(Charts and diagrams as code)
-- BEGIN --

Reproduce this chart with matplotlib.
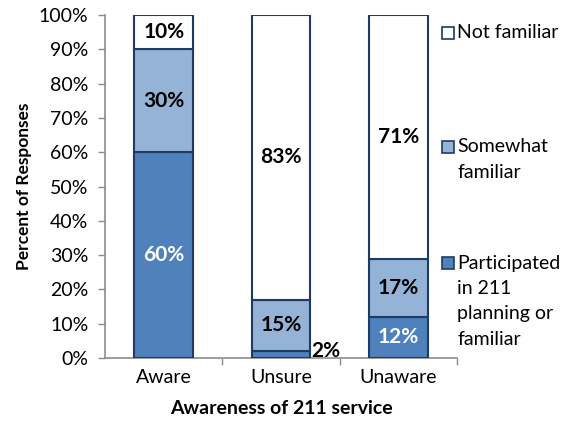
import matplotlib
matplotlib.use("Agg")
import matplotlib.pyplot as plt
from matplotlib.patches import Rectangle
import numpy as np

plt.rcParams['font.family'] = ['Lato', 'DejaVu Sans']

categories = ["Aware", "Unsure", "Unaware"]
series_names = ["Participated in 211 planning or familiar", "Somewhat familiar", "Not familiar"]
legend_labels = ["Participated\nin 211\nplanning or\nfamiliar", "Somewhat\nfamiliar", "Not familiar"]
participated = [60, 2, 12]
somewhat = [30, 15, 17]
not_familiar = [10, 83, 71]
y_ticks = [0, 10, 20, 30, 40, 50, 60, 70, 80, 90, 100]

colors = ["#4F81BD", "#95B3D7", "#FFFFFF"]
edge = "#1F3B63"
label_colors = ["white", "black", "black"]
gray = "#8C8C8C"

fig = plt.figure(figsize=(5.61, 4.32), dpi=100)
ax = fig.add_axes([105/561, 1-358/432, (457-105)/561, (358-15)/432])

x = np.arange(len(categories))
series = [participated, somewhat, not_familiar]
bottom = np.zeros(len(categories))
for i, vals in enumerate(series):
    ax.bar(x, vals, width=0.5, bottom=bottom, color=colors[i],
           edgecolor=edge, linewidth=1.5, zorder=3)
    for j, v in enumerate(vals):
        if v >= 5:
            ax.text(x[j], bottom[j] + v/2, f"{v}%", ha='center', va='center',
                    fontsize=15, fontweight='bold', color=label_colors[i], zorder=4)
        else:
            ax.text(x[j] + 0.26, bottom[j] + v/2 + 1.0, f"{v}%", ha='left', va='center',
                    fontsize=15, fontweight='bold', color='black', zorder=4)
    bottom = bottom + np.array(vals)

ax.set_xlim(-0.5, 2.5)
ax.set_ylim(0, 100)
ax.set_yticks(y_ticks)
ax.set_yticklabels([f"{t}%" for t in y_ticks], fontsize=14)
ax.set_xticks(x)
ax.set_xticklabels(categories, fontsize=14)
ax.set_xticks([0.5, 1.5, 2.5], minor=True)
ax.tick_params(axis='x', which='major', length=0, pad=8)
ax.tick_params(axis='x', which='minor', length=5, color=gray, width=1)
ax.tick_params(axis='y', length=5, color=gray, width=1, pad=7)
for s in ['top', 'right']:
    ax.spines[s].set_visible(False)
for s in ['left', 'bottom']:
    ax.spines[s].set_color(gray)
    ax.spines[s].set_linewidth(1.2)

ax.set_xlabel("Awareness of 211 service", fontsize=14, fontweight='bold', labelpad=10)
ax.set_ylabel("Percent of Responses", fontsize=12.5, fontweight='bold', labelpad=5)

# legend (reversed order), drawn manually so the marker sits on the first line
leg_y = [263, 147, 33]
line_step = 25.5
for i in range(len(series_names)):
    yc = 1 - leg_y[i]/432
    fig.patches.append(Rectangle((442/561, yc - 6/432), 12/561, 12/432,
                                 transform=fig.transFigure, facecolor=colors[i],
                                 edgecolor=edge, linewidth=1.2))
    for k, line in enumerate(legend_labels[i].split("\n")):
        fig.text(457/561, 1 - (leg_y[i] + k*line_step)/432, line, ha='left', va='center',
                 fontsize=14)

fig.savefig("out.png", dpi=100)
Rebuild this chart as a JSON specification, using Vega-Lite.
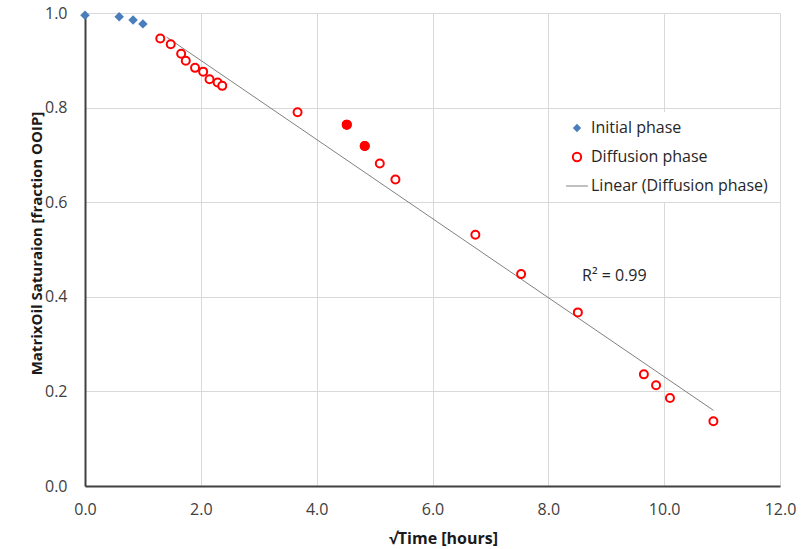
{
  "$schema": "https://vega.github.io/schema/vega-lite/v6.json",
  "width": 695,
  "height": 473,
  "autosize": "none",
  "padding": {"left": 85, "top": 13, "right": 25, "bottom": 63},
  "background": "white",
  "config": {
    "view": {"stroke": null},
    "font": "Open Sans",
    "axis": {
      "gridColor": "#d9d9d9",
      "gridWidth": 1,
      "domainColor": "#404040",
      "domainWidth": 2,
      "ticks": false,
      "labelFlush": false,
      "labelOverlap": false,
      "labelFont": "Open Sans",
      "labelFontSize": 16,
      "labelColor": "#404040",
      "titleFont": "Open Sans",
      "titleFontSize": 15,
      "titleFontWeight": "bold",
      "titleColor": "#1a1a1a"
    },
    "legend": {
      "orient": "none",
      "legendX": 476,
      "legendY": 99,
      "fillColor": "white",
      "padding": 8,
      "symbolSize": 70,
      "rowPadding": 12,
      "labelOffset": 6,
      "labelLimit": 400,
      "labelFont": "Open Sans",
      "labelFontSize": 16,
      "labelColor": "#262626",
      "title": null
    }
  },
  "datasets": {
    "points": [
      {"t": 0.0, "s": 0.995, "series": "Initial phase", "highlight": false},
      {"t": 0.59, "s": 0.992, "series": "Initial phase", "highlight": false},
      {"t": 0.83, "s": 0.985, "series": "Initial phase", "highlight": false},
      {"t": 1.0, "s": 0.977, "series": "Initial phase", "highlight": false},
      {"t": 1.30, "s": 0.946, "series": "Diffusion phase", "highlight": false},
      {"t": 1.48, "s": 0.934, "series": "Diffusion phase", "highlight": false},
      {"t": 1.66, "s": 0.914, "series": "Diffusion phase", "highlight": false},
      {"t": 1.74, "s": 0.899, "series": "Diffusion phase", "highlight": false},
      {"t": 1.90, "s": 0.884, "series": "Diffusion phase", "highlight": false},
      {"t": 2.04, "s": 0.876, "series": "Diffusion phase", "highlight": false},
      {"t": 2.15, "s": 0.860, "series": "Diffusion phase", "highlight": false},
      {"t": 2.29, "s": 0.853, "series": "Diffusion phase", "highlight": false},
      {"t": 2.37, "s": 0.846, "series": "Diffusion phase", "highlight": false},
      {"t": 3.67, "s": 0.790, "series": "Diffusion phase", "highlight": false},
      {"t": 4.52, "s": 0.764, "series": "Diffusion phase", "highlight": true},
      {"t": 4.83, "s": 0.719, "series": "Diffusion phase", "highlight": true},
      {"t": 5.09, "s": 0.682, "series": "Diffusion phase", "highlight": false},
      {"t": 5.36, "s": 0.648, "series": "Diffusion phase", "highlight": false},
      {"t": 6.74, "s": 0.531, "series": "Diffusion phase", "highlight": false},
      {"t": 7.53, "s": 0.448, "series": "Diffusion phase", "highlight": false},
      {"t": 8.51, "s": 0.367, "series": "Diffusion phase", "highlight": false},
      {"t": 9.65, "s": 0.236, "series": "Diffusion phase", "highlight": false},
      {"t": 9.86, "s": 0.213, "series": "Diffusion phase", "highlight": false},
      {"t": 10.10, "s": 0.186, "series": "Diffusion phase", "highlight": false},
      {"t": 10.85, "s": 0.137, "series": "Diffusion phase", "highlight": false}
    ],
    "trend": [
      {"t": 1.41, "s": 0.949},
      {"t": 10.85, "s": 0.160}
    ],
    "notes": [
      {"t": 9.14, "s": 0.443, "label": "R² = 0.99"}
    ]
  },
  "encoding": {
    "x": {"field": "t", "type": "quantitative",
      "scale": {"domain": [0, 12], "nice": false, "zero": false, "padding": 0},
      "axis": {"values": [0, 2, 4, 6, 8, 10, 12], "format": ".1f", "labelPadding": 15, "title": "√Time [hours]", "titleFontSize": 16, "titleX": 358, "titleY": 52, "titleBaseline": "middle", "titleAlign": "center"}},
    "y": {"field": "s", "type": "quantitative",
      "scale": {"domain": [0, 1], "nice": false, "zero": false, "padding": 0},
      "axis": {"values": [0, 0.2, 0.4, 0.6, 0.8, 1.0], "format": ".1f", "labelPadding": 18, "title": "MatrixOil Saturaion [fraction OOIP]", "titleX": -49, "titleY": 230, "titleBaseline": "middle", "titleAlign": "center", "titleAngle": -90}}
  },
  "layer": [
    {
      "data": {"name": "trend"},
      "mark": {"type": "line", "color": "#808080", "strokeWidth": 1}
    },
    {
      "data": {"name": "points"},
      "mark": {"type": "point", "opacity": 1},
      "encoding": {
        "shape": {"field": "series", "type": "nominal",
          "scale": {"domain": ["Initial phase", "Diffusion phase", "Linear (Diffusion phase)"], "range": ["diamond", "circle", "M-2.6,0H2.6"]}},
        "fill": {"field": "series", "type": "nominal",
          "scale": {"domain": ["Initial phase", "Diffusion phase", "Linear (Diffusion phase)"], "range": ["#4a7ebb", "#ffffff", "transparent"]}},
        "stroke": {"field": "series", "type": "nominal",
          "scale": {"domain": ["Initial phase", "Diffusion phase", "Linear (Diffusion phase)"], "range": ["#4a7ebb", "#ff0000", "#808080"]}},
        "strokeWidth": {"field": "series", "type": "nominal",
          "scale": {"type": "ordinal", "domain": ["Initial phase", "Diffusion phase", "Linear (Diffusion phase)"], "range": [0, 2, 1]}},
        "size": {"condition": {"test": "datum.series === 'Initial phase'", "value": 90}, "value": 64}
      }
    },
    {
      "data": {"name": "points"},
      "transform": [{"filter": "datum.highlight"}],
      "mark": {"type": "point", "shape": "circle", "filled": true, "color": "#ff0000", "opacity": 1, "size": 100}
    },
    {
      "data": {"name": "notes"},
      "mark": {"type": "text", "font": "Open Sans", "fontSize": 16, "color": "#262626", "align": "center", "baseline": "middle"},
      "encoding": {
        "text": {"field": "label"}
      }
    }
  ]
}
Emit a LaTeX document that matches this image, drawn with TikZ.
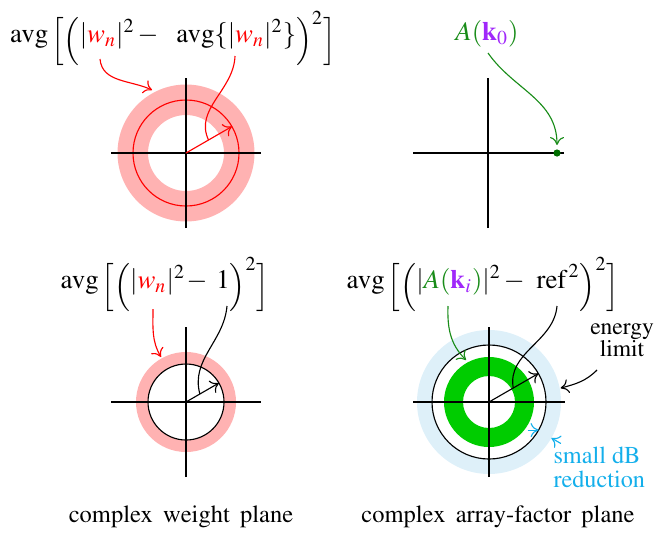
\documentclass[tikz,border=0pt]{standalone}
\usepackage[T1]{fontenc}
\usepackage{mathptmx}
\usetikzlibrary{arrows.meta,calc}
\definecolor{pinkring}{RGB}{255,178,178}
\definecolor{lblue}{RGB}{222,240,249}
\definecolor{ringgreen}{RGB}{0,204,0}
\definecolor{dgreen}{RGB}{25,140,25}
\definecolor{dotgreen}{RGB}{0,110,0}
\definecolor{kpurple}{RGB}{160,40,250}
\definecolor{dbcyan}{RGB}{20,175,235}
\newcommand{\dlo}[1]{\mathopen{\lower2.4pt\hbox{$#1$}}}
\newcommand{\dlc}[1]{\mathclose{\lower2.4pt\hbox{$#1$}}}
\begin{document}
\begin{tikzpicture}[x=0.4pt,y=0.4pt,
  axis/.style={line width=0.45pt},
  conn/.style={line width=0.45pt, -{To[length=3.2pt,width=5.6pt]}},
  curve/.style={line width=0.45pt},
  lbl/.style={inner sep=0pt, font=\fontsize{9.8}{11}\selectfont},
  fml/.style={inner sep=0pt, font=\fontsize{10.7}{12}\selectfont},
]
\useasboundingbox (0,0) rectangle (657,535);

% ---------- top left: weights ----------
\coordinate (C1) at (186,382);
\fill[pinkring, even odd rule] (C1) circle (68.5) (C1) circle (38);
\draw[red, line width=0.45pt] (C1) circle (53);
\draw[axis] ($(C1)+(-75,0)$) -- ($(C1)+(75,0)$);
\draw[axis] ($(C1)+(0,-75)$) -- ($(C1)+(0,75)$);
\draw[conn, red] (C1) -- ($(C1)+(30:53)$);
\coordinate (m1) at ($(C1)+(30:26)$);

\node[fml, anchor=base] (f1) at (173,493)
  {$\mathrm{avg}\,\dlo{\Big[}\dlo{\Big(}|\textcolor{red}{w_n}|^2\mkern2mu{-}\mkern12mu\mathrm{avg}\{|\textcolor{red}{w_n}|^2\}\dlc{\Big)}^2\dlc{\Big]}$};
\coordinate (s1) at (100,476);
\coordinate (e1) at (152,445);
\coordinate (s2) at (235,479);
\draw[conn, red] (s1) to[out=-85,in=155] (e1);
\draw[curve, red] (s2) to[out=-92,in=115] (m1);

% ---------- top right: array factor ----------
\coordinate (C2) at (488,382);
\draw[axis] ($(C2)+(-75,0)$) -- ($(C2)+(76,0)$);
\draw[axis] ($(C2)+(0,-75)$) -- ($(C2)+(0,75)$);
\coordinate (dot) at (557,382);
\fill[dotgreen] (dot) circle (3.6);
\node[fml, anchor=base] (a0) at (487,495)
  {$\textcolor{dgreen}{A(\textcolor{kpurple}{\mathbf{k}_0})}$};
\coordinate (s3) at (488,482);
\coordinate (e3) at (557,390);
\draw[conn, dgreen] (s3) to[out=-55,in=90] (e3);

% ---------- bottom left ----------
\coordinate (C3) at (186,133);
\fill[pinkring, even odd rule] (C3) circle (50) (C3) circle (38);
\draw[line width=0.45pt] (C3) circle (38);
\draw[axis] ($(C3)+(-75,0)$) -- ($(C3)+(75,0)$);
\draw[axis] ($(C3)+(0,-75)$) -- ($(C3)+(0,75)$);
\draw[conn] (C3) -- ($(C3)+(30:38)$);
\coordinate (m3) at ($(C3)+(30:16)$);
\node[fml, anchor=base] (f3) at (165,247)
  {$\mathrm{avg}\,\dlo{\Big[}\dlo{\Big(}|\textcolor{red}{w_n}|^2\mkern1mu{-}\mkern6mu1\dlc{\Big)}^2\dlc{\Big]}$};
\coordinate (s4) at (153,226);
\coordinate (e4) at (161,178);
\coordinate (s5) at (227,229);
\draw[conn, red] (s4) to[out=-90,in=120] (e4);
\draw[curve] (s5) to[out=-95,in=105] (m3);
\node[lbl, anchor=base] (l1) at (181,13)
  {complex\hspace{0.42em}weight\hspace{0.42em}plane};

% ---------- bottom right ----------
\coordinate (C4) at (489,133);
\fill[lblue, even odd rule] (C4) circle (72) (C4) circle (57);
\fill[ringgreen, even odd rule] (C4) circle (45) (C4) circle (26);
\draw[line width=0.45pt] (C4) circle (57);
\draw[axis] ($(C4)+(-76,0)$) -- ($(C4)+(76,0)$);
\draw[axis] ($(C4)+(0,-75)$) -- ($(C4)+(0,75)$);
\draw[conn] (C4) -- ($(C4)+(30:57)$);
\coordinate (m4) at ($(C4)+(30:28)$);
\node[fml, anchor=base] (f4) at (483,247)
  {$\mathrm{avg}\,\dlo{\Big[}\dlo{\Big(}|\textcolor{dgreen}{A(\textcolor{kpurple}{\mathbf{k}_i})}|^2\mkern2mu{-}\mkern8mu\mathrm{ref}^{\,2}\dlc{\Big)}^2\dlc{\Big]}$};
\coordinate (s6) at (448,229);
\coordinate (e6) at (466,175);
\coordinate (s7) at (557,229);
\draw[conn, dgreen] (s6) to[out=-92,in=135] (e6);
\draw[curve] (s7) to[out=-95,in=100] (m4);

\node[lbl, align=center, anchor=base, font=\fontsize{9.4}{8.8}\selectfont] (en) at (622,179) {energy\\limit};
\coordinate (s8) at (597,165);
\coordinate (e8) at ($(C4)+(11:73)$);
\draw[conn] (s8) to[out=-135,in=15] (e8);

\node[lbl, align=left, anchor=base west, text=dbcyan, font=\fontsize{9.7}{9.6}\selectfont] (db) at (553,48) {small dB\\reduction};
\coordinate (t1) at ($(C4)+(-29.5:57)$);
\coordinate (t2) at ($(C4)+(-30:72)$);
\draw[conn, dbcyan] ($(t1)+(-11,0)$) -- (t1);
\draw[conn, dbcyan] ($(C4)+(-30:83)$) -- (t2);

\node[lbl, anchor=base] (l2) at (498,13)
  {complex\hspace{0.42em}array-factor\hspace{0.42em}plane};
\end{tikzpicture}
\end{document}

-- END --

*TASK DESCRIPTION*:
Copy nothing but the lines from the first one in the listing through the line with "ax.spines[s].set_linewidth(1.2)", and omit the pictures.

*SOLUTION TO THIS TASK*:
Reproduce this chart with matplotlib.
import matplotlib
matplotlib.use("Agg")
import matplotlib.pyplot as plt
from matplotlib.patches import Rectangle
import numpy as np

plt.rcParams['font.family'] = ['Lato', 'DejaVu Sans']

categories = ["Aware", "Unsure", "Unaware"]
series_names = ["Participated in 211 planning or familiar", "Somewhat familiar", "Not familiar"]
legend_labels = ["Participated\nin 211\nplanning or\nfamiliar", "Somewhat\nfamiliar", "Not familiar"]
participated = [60, 2, 12]
somewhat = [30, 15, 17]
not_familiar = [10, 83, 71]
y_ticks = [0, 10, 20, 30, 40, 50, 60, 70, 80, 90, 100]

colors = ["#4F81BD", "#95B3D7", "#FFFFFF"]
edge = "#1F3B63"
label_colors = ["white", "black", "black"]
gray = "#8C8C8C"

fig = plt.figure(figsize=(5.61, 4.32), dpi=100)
ax = fig.add_axes([105/561, 1-358/432, (457-105)/561, (358-15)/432])

x = np.arange(len(categories))
series = [participated, somewhat, not_familiar]
bottom = np.zeros(len(categories))
for i, vals in enumerate(series):
    ax.bar(x, vals, width=0.5, bottom=bottom, color=colors[i],
           edgecolor=edge, linewidth=1.5, zorder=3)
    for j, v in enumerate(vals):
        if v >= 5:
            ax.text(x[j], bottom[j] + v/2, f"{v}%", ha='center', va='center',
                    fontsize=15, fontweight='bold', color=label_colors[i], zorder=4)
        else:
            ax.text(x[j] + 0.26, bottom[j] + v/2 + 1.0, f"{v}%", ha='left', va='center',
                    fontsize=15, fontweight='bold', color='black', zorder=4)
    bottom = bottom + np.array(vals)

ax.set_xlim(-0.5, 2.5)
ax.set_ylim(0, 100)
ax.set_yticks(y_ticks)
ax.set_yticklabels([f"{t}%" for t in y_ticks], fontsize=14)
ax.set_xticks(x)
ax.set_xticklabels(categories, fontsize=14)
ax.set_xticks([0.5, 1.5, 2.5], minor=True)
ax.tick_params(axis='x', which='major', length=0, pad=8)
ax.tick_params(axis='x', which='minor', length=5, color=gray, width=1)
ax.tick_params(axis='y', length=5, color=gray, width=1, pad=7)
for s in ['top', 'right']:
    ax.spines[s].set_visible(False)
for s in ['left', 'bottom']:
    ax.spines[s].set_color(gray)
    ax.spines[s].set_linewidth(1.2)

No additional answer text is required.